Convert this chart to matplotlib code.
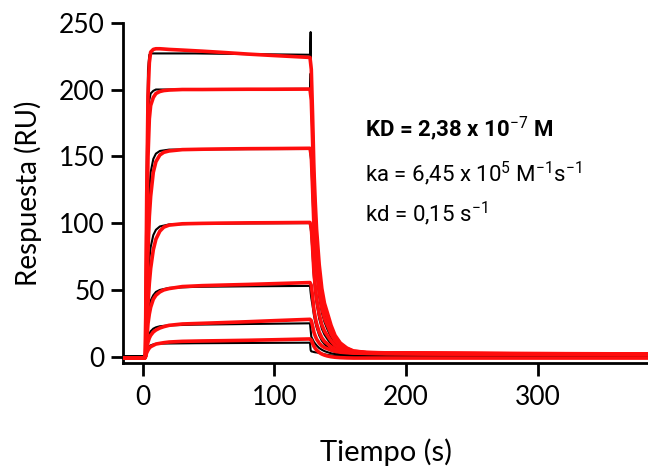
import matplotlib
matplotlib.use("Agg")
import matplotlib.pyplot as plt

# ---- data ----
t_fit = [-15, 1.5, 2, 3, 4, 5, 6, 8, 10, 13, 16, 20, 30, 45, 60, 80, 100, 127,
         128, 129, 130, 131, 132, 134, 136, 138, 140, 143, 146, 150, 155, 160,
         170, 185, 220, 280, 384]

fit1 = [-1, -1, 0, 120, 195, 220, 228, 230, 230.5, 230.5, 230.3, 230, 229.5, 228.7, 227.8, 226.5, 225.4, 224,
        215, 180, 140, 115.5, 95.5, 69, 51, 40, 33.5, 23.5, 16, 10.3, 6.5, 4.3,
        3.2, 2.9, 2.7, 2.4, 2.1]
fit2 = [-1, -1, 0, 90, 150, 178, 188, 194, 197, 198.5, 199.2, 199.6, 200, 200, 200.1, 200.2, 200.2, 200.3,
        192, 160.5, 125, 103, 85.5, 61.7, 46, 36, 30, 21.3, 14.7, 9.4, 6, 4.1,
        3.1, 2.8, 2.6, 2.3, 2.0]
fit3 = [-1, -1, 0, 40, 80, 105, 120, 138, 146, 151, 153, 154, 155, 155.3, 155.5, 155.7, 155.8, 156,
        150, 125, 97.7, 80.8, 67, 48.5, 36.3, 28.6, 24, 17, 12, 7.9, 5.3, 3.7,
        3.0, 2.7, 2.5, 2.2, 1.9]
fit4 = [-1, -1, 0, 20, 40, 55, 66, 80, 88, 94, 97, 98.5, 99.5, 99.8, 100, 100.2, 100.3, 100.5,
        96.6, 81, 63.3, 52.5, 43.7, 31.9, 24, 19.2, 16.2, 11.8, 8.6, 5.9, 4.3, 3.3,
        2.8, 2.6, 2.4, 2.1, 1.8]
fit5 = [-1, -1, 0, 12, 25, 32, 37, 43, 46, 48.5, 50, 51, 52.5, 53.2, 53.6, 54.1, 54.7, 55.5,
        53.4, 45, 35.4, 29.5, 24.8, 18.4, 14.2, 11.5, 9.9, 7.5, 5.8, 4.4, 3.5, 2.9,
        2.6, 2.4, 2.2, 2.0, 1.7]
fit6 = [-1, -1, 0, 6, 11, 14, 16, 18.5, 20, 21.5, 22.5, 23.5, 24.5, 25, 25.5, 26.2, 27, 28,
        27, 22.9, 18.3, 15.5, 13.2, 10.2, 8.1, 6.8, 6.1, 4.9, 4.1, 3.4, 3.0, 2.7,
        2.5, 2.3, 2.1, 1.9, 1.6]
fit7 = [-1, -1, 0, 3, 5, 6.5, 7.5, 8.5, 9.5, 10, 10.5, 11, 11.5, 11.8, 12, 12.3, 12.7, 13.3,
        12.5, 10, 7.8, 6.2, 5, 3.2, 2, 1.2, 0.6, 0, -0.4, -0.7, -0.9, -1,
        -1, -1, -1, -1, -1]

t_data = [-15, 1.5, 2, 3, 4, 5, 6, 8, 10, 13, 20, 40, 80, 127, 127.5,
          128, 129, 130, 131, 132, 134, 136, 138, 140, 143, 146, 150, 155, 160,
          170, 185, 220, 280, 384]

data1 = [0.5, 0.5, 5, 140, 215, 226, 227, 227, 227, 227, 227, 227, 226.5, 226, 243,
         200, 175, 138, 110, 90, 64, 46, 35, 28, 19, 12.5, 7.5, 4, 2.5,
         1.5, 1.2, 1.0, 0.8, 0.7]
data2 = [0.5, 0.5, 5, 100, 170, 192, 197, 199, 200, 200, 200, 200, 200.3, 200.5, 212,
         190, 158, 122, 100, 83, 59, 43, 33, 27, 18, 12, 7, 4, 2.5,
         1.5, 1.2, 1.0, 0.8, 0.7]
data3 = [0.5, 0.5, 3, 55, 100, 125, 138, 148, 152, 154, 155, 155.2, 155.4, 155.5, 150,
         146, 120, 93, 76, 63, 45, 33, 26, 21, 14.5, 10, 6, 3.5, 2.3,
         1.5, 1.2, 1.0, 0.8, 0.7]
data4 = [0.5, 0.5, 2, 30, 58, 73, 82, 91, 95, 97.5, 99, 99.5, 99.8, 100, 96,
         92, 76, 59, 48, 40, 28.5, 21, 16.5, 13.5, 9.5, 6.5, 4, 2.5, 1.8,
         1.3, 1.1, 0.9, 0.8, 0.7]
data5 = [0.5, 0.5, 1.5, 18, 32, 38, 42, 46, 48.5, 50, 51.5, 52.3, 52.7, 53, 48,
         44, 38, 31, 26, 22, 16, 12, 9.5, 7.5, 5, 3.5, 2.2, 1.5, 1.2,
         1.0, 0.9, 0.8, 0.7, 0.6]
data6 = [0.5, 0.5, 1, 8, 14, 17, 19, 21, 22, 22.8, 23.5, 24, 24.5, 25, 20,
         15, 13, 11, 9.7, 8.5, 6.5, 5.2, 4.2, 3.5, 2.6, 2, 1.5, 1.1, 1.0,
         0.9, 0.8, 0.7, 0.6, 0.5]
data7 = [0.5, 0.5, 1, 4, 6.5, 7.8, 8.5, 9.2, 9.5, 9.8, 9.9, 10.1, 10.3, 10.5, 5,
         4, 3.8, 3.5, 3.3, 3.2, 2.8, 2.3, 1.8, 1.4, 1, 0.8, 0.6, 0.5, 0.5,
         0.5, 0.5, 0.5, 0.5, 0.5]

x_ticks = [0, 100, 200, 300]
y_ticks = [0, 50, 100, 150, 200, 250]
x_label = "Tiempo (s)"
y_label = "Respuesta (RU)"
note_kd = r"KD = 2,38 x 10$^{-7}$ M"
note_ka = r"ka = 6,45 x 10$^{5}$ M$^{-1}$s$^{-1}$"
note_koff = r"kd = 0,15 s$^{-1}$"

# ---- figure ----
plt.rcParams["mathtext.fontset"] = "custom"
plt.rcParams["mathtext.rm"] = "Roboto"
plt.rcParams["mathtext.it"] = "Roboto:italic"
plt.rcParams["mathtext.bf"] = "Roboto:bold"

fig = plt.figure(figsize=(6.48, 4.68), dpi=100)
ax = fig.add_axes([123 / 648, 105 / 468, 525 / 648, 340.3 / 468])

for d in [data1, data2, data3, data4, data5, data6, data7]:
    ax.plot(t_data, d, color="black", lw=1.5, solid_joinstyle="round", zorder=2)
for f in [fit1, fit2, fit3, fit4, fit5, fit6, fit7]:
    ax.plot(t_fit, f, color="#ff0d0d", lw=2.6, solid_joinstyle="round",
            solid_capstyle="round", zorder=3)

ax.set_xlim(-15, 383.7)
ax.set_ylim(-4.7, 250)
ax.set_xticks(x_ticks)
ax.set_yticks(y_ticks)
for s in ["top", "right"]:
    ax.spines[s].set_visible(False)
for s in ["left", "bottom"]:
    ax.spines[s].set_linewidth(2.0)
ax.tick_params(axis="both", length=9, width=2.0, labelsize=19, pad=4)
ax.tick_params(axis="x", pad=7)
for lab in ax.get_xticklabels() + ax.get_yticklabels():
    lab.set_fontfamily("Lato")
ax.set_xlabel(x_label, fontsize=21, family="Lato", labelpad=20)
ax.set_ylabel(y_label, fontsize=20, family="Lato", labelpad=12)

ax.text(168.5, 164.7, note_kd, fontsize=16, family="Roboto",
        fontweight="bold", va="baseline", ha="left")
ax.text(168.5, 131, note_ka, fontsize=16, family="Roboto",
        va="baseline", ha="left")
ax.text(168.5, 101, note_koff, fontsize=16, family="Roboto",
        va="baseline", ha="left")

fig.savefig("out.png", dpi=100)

_PROBLEM TO SOLVE_
Tally the lines of the preceding listing in which the word "matplotlib" appears; state nothing but the total.

_CORRECT ANSWER_
4